Must read more about Piaget, Bruner, Hunt, Kagan and Montessori.




’[Moore, the inventor of the talking typewriter] feels that it is not so much that children lack a long attention span, but that they have difficulty remaining in the sane with respect to an idea or activity. The role of “patient listener” to an idea can quickly lead to boredom and lack of attention, unless other roles can also be assumed such as “active agent”, “judge” or “game player”, etc. An environment which allows many perspectives to be taken is very much in tune with the differentiating, abstracting and integrative activities of the child.’




'Where some people measure progress in answers-righttest or tests-passedyear, we are more interested in “Sistine-Chapel-Ceilings/Lifetime.’




’"Sistine-Chapel-Ceilings are not gotten without healthy application of both dreaming and great skill at painting those dreams. As bystander L. d.Vinci remarked, "Where the spirit does not work with the hand, there is no art”. Papert has pointed out that people will willingly and joyfully spend thousands of hours in order to perfect a sport (such as skiing) that they are involved in. Obviously school and learning have not been made interesting to children, nor has a way made to get immediate enjoyment from practicing intellectual skills generally appeared.


'With Dewey, Piaget and Papert, we believe that children “learn by doing” and that much of the alienation in modern education coms from the great philosophical distance between the kinds of things children can “do” and much of 20-cerntury adult behavior.’




'If we want children to learn any particular area, then it is clearly up to us to provide them with something real and enjoyable to “do” on their way to perfection of both the art and the skill. Painting can frustrating, yet practice is fun because a finished picture is a subgoal which can be accomplished without needing total mastery of the subject.


'Playing musical instruments and gaining musical thinking is unfortunately much further removed. Most modern keyboard and orchestral instruments do not provide subgoals which are satisfying to the child or adult for many months, nor do they really give any insight into what music is or how to “do” it on one’s own. IT is usually much more analogous to “drill and skill” in painting a billboard “by the numbers”, and not even getting to use your own numbers or paint!


'The study of arithmetic and mathematics is, in general, an even worse situation.
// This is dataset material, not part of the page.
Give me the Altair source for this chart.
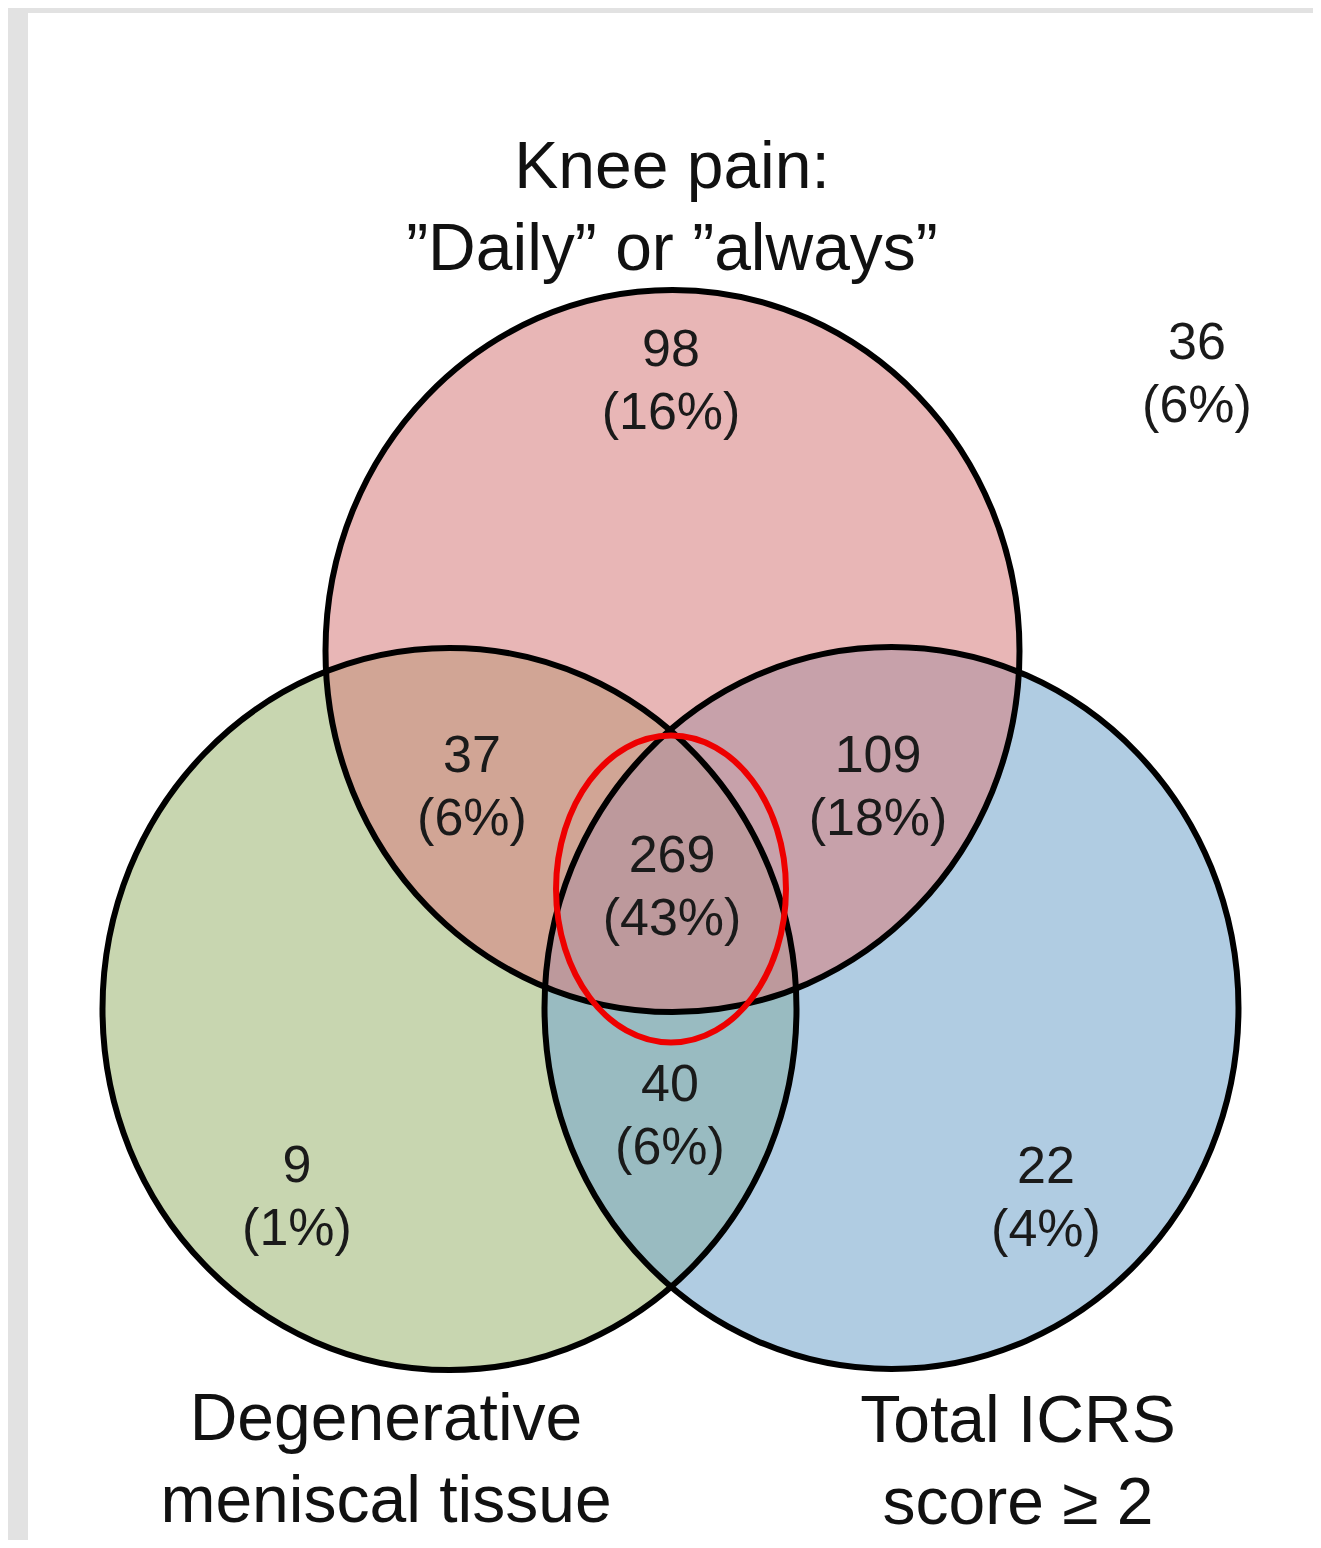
import altair as alt
import pandas as pd

# ---- data -------------------------------------------------------------
set_names = ["Degenerative meniscal tissue", "Total ICRS score ≥ 2", "Knee pain"]
set_cx = [449.5, 891.5, 672.5]
set_cy = [1009, 1008, 651]
set_colors = ["#a0b877", "#77a7cd", "#d78181"]

region_counts = ["98", "37", "109", "269", "40", "9", "22", "36"]
region_pcts = ["(16%)", "(6%)", "(18%)", "(43%)", "(6%)", "(1%)", "(4%)", "(6%)"]
region_x = [671, 472, 878, 672, 670, 297, 1046, 1197]
region_y = [366, 772, 772, 872, 1101, 1182, 1183, 359]

set_labels = ["Knee pain:\n”Daily” or ”always”",
              "Degenerative\nmeniscal tissue",
              "Total ICRS\nscore ≥ 2"]
set_label_x = [672, 386, 1018]
set_label_y = [188, 1440, 1442]

highlight_cx = [671]
highlight_cy = [889]

# ---- tables -----------------------------------------------------------
sets = pd.DataFrame({"name": set_names, "x": set_cx, "y": set_cy})
regions = pd.DataFrame({
    "label": [c + "\n" + p for c, p in zip(region_counts, region_pcts)],
    "x": region_x, "y": region_y})
labels = pd.DataFrame({"label": set_labels, "x": set_label_x, "y": set_label_y})
highlight = pd.DataFrame({"x": highlight_cx, "y": highlight_cy})
frame = pd.DataFrame({"x": [8, 8], "x2": [1313, 28], "y": [8, 8], "y2": [13, 1540]})

W, H = 1305, 1532
xs = alt.Scale(domain=[8, 8 + W], nice=False, zero=False)
ys = alt.Scale(domain=[8, 8 + H], nice=False, zero=False, reverse=True)
X = alt.X("x:Q", scale=xs, axis=None)
Y = alt.Y("y:Q", scale=ys, axis=None)

ELL = "M -0.9612 0 A 0.9612 1 0 1 1 0.9612 0 A 0.9612 1 0 1 1 -0.9612 0 Z"
ELL_SIZE = (2 * 361) ** 2
RED = "M -0.749 0 A 0.749 1 0 1 1 0.749 0 A 0.749 1 0 1 1 -0.749 0 Z"
RED_SIZE = (2 * 153.5) ** 2

frame_layer = alt.Chart(frame).mark_rect(color="#e2e2e2").encode(
    x=X, x2="x2:Q", y=Y, y2="y2:Q")

fills = alt.Chart(sets).mark_point(
    shape=ELL, size=ELL_SIZE, filled=True, opacity=0.58, strokeWidth=0
).encode(
    x=X, y=Y,
    color=alt.Color("name:N", scale=alt.Scale(domain=set_names, range=set_colors), legend=None),
)

outlines = alt.Chart(sets).mark_point(
    shape=ELL, size=ELL_SIZE, filled=False, color="#000000", strokeWidth=6, opacity=1
).encode(x=X, y=Y)

red = alt.Chart(highlight).mark_point(
    shape=RED, size=RED_SIZE, filled=False, color="#ee0000", strokeWidth=6, opacity=1
).encode(x=X, y=Y)

nums = alt.Chart(regions).mark_text(
    font="Liberation Sans", fontSize=52, color="#1a1a1a", align="center",
    baseline="alphabetic", lineBreak="\n", lineHeight=63
).encode(x=X, y=Y, text="label:N")

titles = alt.Chart(labels).mark_text(
    font="Liberation Sans", fontSize=66, color="#111111", align="center",
    baseline="alphabetic", lineBreak="\n", lineHeight=82
).encode(x=X, y=Y, text="label:N")

chart = alt.layer(frame_layer, fills, outlines, red, nums, titles).properties(
    width=W, height=H, padding=0, autosize=alt.AutoSizeParams(type="none")
).configure_view(stroke=None).configure(background="white")

chart.save("out.html", embed_options={"renderer": "svg", "actions": False})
What can a child “do” with multiplication. The usual answer is work problems in the math book! A typical establishment reaction to this is that “Some things just have to be learned by drill”. (Fortunately kids don’t have to learn their native tongue under these circumstances.) Papert’s kids need to use multiplication to make the size of their computer-drawn animations change. They have something to “do” with it.’




'Two of Piaget’s fundamental notions are attractive from a computer scientist’s point of view.


The first is that knowledge, particularly in the young child, is retained as a series of operation models, each of which is somewhat ad hoc and need not be logically consistent with the others. (They are essentially algorithms and strategies rather than logical axioms, predicates and theorems.)


'The second notion is that development proceeds in a sequence of stages (which seems to be independent of cultural environment), each one building on the past, yet showing dramatic differences in the ability to apprehend, generalize and predict casual relations. Although the age at which a stage is attained may vary from child to child, the apparent dependency of a stage on previous stages seem to be invariant. Another point which will be important later on is that language does not seem the mistress of thought but rather the handmaiden, in that there is considerable evidence by Piaget and others that such thinking is nonverbal and iconic.’